O que está bem acertado, no fim das contas, é o andar dos livros mortos: um abandono comum a temas díspares e autores que jamais se encontrariam reúne sem constrangimento uma turma crescente e aparentemente aleatória. Não ouso citar nomes, mas me parece que um ou outro está em paz com suas estantes. Essa parte da biblioteca talvez seja, curiosamente, a mais autobiográfica de todas: uma coletânea de desistências e julgamentos meus sobre o mundo, tentativas bem sucedidas de deixar de fora o que eu quero que fique fora. Os poucos momentos em que o leitor realmente têm controle são esses em que abrevia seus desgostos, ergue uma cruz, encaminha para o sebo. Há controvérsias, mas gosto de pensar assim enquanto, inutilmente, tiro da caixinha de ferramentas a chave de boca, me alongo um pouco na posição do cachorro invertido e inicio mais uma batalha perdida contra a física. 



segunda-feira, junho 16, 2014

Porto Alegre - vol. 3

Querida,

Foi só quando abri a terceira caixa que encontrei o meu bloco meio amassado – e ainda não sei onde foi parar o caderno de receitas, não consigo achar – com o começo de um bilhetinho que ficou inacabado. Eu pensava que aproveitaria a calmaria do Horto para escrever, estudar e começar uma horta. Mas a vida prática se impõe e eu já acho que a qualquer momento um vizinho vai bater na minha porta pedindo encarecidamente para que eu pare de passar aspirador a todo momento: é tanto silêncio que o menor ruído torna-se agressivo.

Meus ombros doem como se eu tivesse nadado quilômetros: sinto falta daquela piscina, de passar pela praia todo dia e de algumas pessoas que ficaram pra trás. E do cachorro: morro de saudades do cachorro, e toda visita que faço a ele é só uma confirmação de que cada vez terei menos dele, e isso me dilacera, acabo sempre chorando no elevador.

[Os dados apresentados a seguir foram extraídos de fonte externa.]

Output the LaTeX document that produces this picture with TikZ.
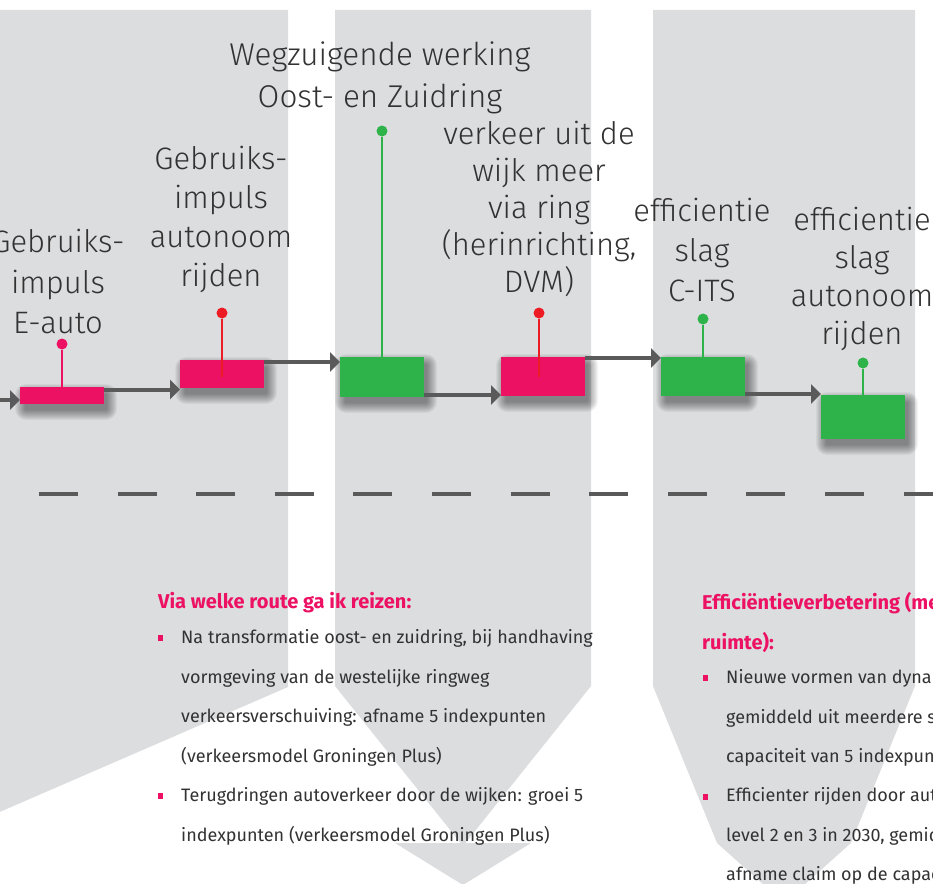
\documentclass[tikz,border=0pt]{standalone}
\usepackage{fontspec}
\setmainfont{Fira Sans}
\newfontfamily\lblfont{Fira Sans Light}
\usetikzlibrary{arrows.meta}
\definecolor{bggray}{RGB}{220,221,223}
\definecolor{pinkc}{RGB}{237,17,100}
\definecolor{redc}{RGB}{237,28,36}
\definecolor{greenc}{RGB}{45,179,74}
\definecolor{arrgray}{RGB}{90,90,90}
\definecolor{txtc}{RGB}{50,50,50}
\pgfdeclarelayer{bglayer}
\pgfdeclarelayer{shadowlayer}
\pgfsetlayers{bglayer,shadowlayer,main}
\begin{document}
\begin{tikzpicture}[x=1pt,y=-1pt,
  bgshape/.style={fill=bggray,draw=none},
  box/.style={minimum width=84pt,inner sep=0pt,outer sep=0pt},
  pbox/.style={box,fill=pinkc},
  gbox/.style={box,fill=greenc},
  shadowlayerfill/.style={fill=black,fill opacity=0.045},
  flow/.style={draw=arrgray,line width=4pt,-{Triangle[length=10pt,width=19pt]}},
  pinline/.style={line width=2.5pt},
  dot/.style={circle,inner sep=0pt,minimum size=11pt},
  lbl/.style={text=txtc,align=center,inner sep=0pt},
  dashline/.style={draw=arrgray,line width=3.5pt,dash pattern=on 39pt off 39.6pt},
  bodytxt/.style={text=txtc,align=left,inner sep=0pt,anchor=north west,
    font=\fontsize{18}{39.5}\selectfont},
  headtxt/.style={text=pinkc,align=left,inner sep=0pt,anchor=north west,
    font=\bfseries\fontsize{20}{40}\selectfont},
  bul/.style={fill=pinkc,inner sep=0pt,minimum width=5pt,minimum height=6pt}
]
\path[use as bounding box,clip] (0,0) rectangle (933,883);
% background shapes
\begin{pgfonlayer}{bglayer}
\fill[bgshape] (-5,10) -- (288,10) -- (288,687) -- (-5,814) -- cycle;
\fill[bgshape] (335,10) -- (591,10) -- (591,686) -- (463,846) -- (335,686) -- cycle;
\fill[bgshape] (395,843) -- (531,843) -- (463,885) -- cycle;
\fill[bgshape] (653,10) -- (915,10) -- (915,686) -- (851,843) -- (784,903) -- (717,843) -- (653,686) -- cycle;
% dashed line
\coordinate (dl1) at (39,494);
\coordinate (dl2) at (945,494);
\draw[dashline] (dl1) -- (dl2);
\end{pgfonlayer}
% boxes
\node[pbox,minimum height=17pt] (b1) at (62,395.5) {};
\node[pbox,minimum height=28pt] (b2) at (222,374) {};
\node[gbox,minimum height=40pt] (b3) at (382,377) {};
\node[pbox,minimum height=39pt] (b4) at (543,376.5) {};
\node[gbox,minimum height=39pt] (b5) at (703,376.5) {};
\node[gbox,minimum height=44pt] (b6) at (863,417) {};
% soft shadows
\begin{pgfonlayer}{shadowlayer}
\foreach \b in {b1,b2,b3,b4,b5,b6}{
  \foreach \s in {1,2,...,11}{
    \fill[shadowlayerfill,rounded corners=\s pt]
      ([xshift={(6-\s)*1pt},yshift={(-8+\s)*1pt}]\b.north west)
      rectangle ([xshift={(2+\s)*1pt},yshift={(-5-\s)*1pt}]\b.south east);
  }
}
\end{pgfonlayer}
% flow arrows
\coordinate (c0) at (-5,400);
\draw[flow] (c0) -- (b1.west |- 0,400);
\draw[flow] (b1.east |- 0,389.5) -- (b2.west |- 0,389.5);
\draw[flow] (b2.east |- 0,362) -- (b3.west |- 0,362);
\draw[flow] (b3.east |- 0,395) -- (b4.west |- 0,395);
\draw[flow] (b4.east |- 0,358) -- (b5.west |- 0,358);
\draw[flow] (b5.east |- 0,394) -- (b6.west |- 0,394);
% pins
\node[dot,fill=pinkc] (d1) at (62,344) {};
\node[dot,fill=redc] (d2) at (222,313) {};
\node[dot,fill=greenc] (d3) at (382,131) {};
\node[dot,fill=redc] (d4) at (539,313) {};
\node[dot,fill=greenc] (d5) at (703,319) {};
\node[dot,fill=greenc] (d6) at (863,363) {};
\coordinate (e2) at (222,377);
\coordinate (e4) at (539,377);
\draw[pinline,draw=pinkc] (d1) -- (b1.north);
\draw[pinline,draw=redc] (d2) -- (e2);
\draw[pinline,draw=greenc] (d3) -- (b3.north);
\draw[pinline,draw=redc] (d4) -- (e4);
\draw[pinline,draw=greenc] (d5) -- (b5.north);
\draw[pinline,draw=greenc] (d6) -- (b6.north);
% labels
\node[lbl,font=\lblfont\fontsize{31}{40.5}\selectfont] (l1) at (58,281.5) {Gebruiks-\\impuls\\E-auto};
\node[lbl,font=\lblfont\fontsize{31}{38.7}\selectfont] (l2) at (221,219.5) {Gebruiks-\\impuls\\autonoom\\rijden};
\node[lbl,font=\lblfont\fontsize{31.5}{42}\selectfont] (l3) at (380,78) {Wegzuigende werking\\Oost- en Zuidring};
\node[lbl,font=\lblfont\fontsize{31}{37}\selectfont] (l4) at (539,209) {verkeer uit de\\wijk meer\\via ring\\(herinrichting,\\DVM)};
\node[lbl,font=\lblfont\fontsize{31}{40}\selectfont] (l5) at (702,250) {efficientie\\slag\\C-ITS};
\node[lbl,font=\lblfont\fontsize{31}{38.3}\selectfont] (l6) at (862,279) {efficientie\\slag\\autonoom\\rijden};
% left text column
\node[headtxt] (h1) at (158,592) {Via welke route ga ik reizen:};
\node[bul] (u1) at (160.5,638) {};
\node[bodytxt] (p1) at (181,629.5) {Na transformatie oost- en zuidring, bij handhaving\\vormgeving van de westelijke ringweg\\verkeersverschuiving: afname 5 indexpunten\\(verkeersmodel Groningen Plus)};
\node[bul] (u2) at (160.5,796) {};
\node[bodytxt] (p2) at (181,787.5) {Terugdringen autoverkeer door de wijken: groei 5\\indexpunten (verkeersmodel Groningen Plus)};
% right text column
\node[headtxt] (h2) at (702,592) {Efficiëntieverbetering (meer\\ruimte):};
\node[bul] (u3) at (705.5,678) {};
\node[bodytxt] (p3) at (726,669.5) {Nieuwe vormen van dynamisch\\gemiddeld uit meerdere studies\\capaciteit van 5 indexpunten};
\node[bul] (u4) at (705.5,797) {};
\node[bodytxt] (p4) at (726,787.5) {Efficienter rijden door autonome\\level 2 en 3 in 2030, gemiddeld\\afname claim op de capaciteit};
\end{tikzpicture}
\end{document}
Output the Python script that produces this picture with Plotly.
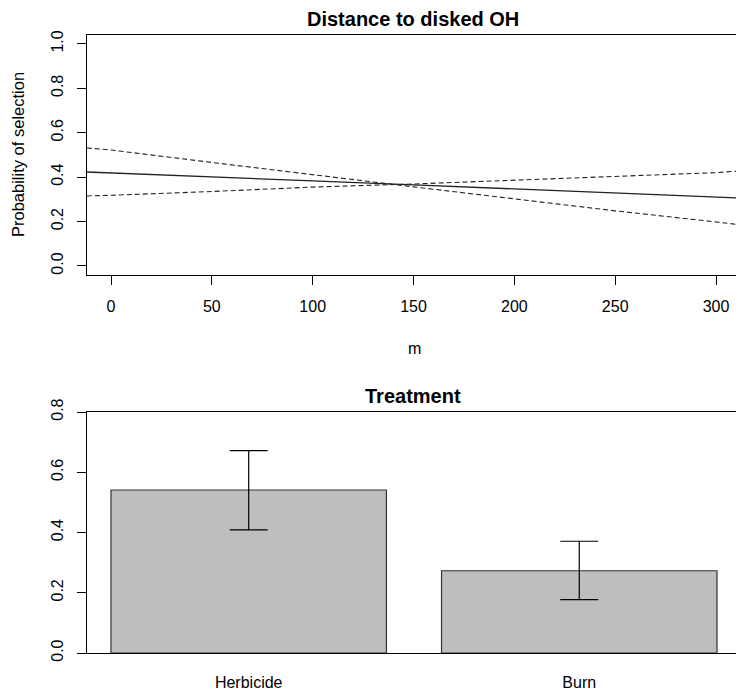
import plotly.graph_objects as go

# ---- data: top panel (predicted probability vs distance) ----
dist_m = [-12, 0, 50, 100, 150, 200, 250, 300, 312]
prob_fit = [0.423, 0.419, 0.401, 0.383, 0.365, 0.347, 0.329, 0.311, 0.306]
prob_ci_a = [0.531, 0.522, 0.466, 0.410, 0.356, 0.302, 0.248, 0.198, 0.185]
prob_ci_b = [0.315, 0.318, 0.335, 0.355, 0.369, 0.386, 0.405, 0.420, 0.428]
x_ticks = [0, 50, 100, 150, 200, 250, 300]
y_ticks_top = [0.0, 0.2, 0.4, 0.6, 0.8, 1.0]

# ---- data: bottom panel (treatment) ----
treatments = ["Herbicide", "Burn"]
treat_pos = [0.7, 1.9]
treat_prob = [0.541, 0.273]
treat_upper = [0.672, 0.371]
treat_lower = [0.409, 0.177]
y_ticks_bot = [0.0, 0.2, 0.4, 0.6, 0.8]

W, H = 736, 696
FONT = "Liberation Sans, Arial, sans-serif"

def px_x(p):
    return p / W

def px_y(p):
    return 1 - p / H

fig = go.Figure()

line_col = "#222222"
fig.add_trace(go.Scatter(x=dist_m, y=prob_fit, mode="lines",
                         line=dict(color=line_col, width=1.3),
                         xaxis="x", yaxis="y", showlegend=False))
fig.add_trace(go.Scatter(x=dist_m, y=prob_ci_a, mode="lines",
                         line=dict(color=line_col, width=1.1, dash="5px,3px"),
                         xaxis="x", yaxis="y", showlegend=False))
fig.add_trace(go.Scatter(x=dist_m, y=prob_ci_b, mode="lines",
                         line=dict(color=line_col, width=1.1, dash="5px,3px"),
                         xaxis="x", yaxis="y", showlegend=False))

err_plus = [u - v for u, v in zip(treat_upper, treat_prob)]
err_minus = [v - l for v, l in zip(treat_prob, treat_lower)]
fig.add_trace(go.Bar(x=treat_pos, y=treat_prob, width=[1, 1],
                     marker=dict(color="#BEBEBE", line=dict(color="#333333", width=1.2)),
                     error_y=dict(type="data", symmetric=False, array=err_plus,
                                  arrayminus=err_minus, color="black",
                                  thickness=1.2, width=19),
                     xaxis="x2", yaxis="y2", showlegend=False))

axis_common = dict(showgrid=False, zeroline=False, showline=True,
                   linecolor="black", linewidth=1,
                   tickfont=dict(family=FONT, size=16, color="black"),
                   ticks="outside", ticklen=9, tickcolor="black", tickwidth=1)

fig.update_layout(
    width=W, height=H,
    margin=dict(l=0, r=0, t=0, b=0, autoexpand=False),
    paper_bgcolor="white", plot_bgcolor="white",
    bargap=0,
    xaxis=dict(axis_common, domain=[px_x(87), 1], range=[-11.9, 309.9],
               tickvals=x_ticks, mirror=True, anchor="y",
               ticklabelstandoff=8),
    yaxis=dict(axis_common, domain=[px_y(275), px_y(35)], range=[-0.041, 1.04],
               tickvals=y_ticks_top, tickformat=".1f", tickangle=-90,
               anchor="x", mirror=False, ticklabelstandoff=8),
    xaxis2=dict(axis_common, domain=[px_x(87), 1], range=[0.113, 2.469],
                tickvals=treat_pos, ticktext=treatments, ticks="", mirror=True,
                anchor="y2", ticklabelstandoff=15),
    yaxis2=dict(axis_common, domain=[px_y(653), px_y(412)], range=[0, 0.8],
                tickvals=y_ticks_bot, tickformat=".1f", tickangle=-90,
                anchor="x2", mirror=False, ticklabelstandoff=8),
)

ann = [
    dict(text="<b>Distance to disked OH</b>", x=px_x(412.5), y=px_y(19), size=20),
    dict(text="<b>Treatment</b>", x=px_x(412.5), y=px_y(396), size=20),
    dict(text="m", x=px_x(414), y=px_y(348), size=16),
]
for a in ann:
    fig.add_annotation(text=a["text"], x=a["x"], y=a["y"], xref="paper", yref="paper",
                       xanchor="center", yanchor="middle", showarrow=False,
                       font=dict(family=FONT, size=a["size"], color="black"))
fig.add_annotation(text="Probability of selection", x=px_x(18), y=px_y(155),
                   xref="paper", yref="paper", xanchor="center", yanchor="middle",
                   textangle=-90, showarrow=False,
                   font=dict(family=FONT, size=16.5, color="black"))

fig.write_html("out.html",
               config={"displayModeBar": False, "staticPlot": True},
               post_script="document.body.style.margin='0px';"
                           "document.body.style.overflow='hidden';")
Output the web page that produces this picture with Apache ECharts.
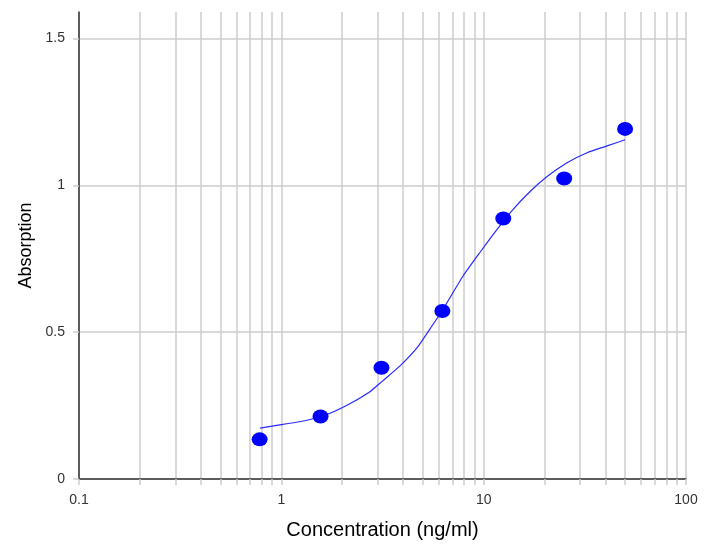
<!DOCTYPE html>
<html>
<head>
<meta charset="utf-8">
<script src="https://cdn.jsdelivr.net/npm/echarts@6/dist/echarts.min.js"></script>
<style>html,body{margin:0;padding:0;background:#fff;}#c{width:709px;height:545px;}</style>
</head>
<body>
<div id="c"></div>
<script>
// Measured standards
var concentrations = [0.78125, 1.5625, 3.125, 6.25, 12.5, 25, 50];
var absorptions = [0.135, 0.213, 0.379, 0.572, 0.887, 1.023, 1.192];
// Fitted curve
var curveX = [0.785, 1.02, 1.34, 1.74, 2.19, 2.75, 3.18, 3.86, 4.69, 5.44, 6.30, 7.91, 9.60, 11.65, 13.98, 16.96, 20.58, 25.84, 32.44, 40.74, 50.0];
var curveY = [0.173, 0.186, 0.200, 0.224, 0.257, 0.298, 0.335, 0.385, 0.447, 0.512, 0.578, 0.691, 0.772, 0.850, 0.918, 0.979, 1.030, 1.077, 1.111, 1.134, 1.155];
// Axis ticks
var xGridValues = [0.1,0.2,0.3,0.4,0.5,0.6,0.7,0.8,0.9,1,2,3,4,5,6,7,8,9,10,20,30,40,50,60,70,80,90,100];
var xLabelValues = [0.1, 1, 10, 100];
var yTickValues = [0, 0.5, 1, 1.5];

var font = 'Liberation Sans, Arial, sans-serif';
var chart = echarts.init(document.getElementById('c'));
chart.setOption({
  animation: false,
  grid: {left: 79, right: 23, top: 12, bottom: 64},
  xAxis: {
    type: 'log', logBase: 10, min: 0.1, max: 100,
    name: 'Concentration (ng/ml)', nameLocation: 'middle', nameGap: 41,
    nameTextStyle: {fontFamily: font, fontSize: 20, color: '#000'},
    axisLine: {show: true, lineStyle: {color: '#333', width: 1.5}},
    axisTick: {show: true, length: 6, customValues: xGridValues, lineStyle: {color: '#ccc', width: 1.5}},
    splitLine: {show: true, lineStyle: {color: '#ccc', width: 1.5}},
    axisLabel: {customValues: xLabelValues, fontFamily: font, fontSize: 14, color: '#333', margin: 14,
      formatter: function (v) { return String(v); }}
  },
  yAxis: {
    type: 'value', min: 0, max: 1.59,
    name: 'Absorption', nameLocation: 'middle', nameGap: 44, nameRotate: 90,
    nameTextStyle: {fontFamily: font, fontSize: 18, color: '#000'},
    axisLine: {show: true, lineStyle: {color: '#333', width: 1.5}},
    axisTick: {show: true, length: 6, customValues: yTickValues, lineStyle: {color: '#ccc', width: 1.5}},
    splitLine: {show: true, lineStyle: {color: '#ccc', width: 1.5}},
    axisLabel: {customValues: yTickValues, fontFamily: font, fontSize: 14, color: '#333', margin: 14,
      formatter: function (v) { return String(v); }}
  },
  series: [
    {
      type: 'line', data: curveX.map(function (x, i) { return [x, curveY[i]]; }),
      smooth: 0.2, showSymbol: false, symbol: 'none',
      lineStyle: {color: '#2a2aff', width: 1.2}, z: 2
    },
    {
      type: 'scatter', data: concentrations.map(function (x, i) { return [x, absorptions[i]]; }),
      symbol: 'circle', symbolSize: [16, 14],
      itemStyle: {color: '#0000ff', opacity: 1}, z: 3
    }
  ]
});
</script>
</body>
</html>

Tem sido difícil trabalhar ou gostar de qualquer coisa que não ficar em casa e outro dia mesmo pensei em simular um desmaio ou pedir demissão: pintar uma mesinha, comprar mais flores para encher as garrafas de espumante que ficaram, provar todas as frutas da minha feira delivery e mais uma vez tentar aparafusar as estantes (tem uma foto no jornal de um escritor na frente de suas estantes, iguais às minhas, mas todas retas, e eu me pergunto como? J. acha que elas estão empenadas.). Ou, sei lá, ver um jogo de futebol esparramada no chão da sala, devorar brigadeiros.


É bom ter você de volta e poder fazer um pouco de tudo isso juntas. Fique por aqui.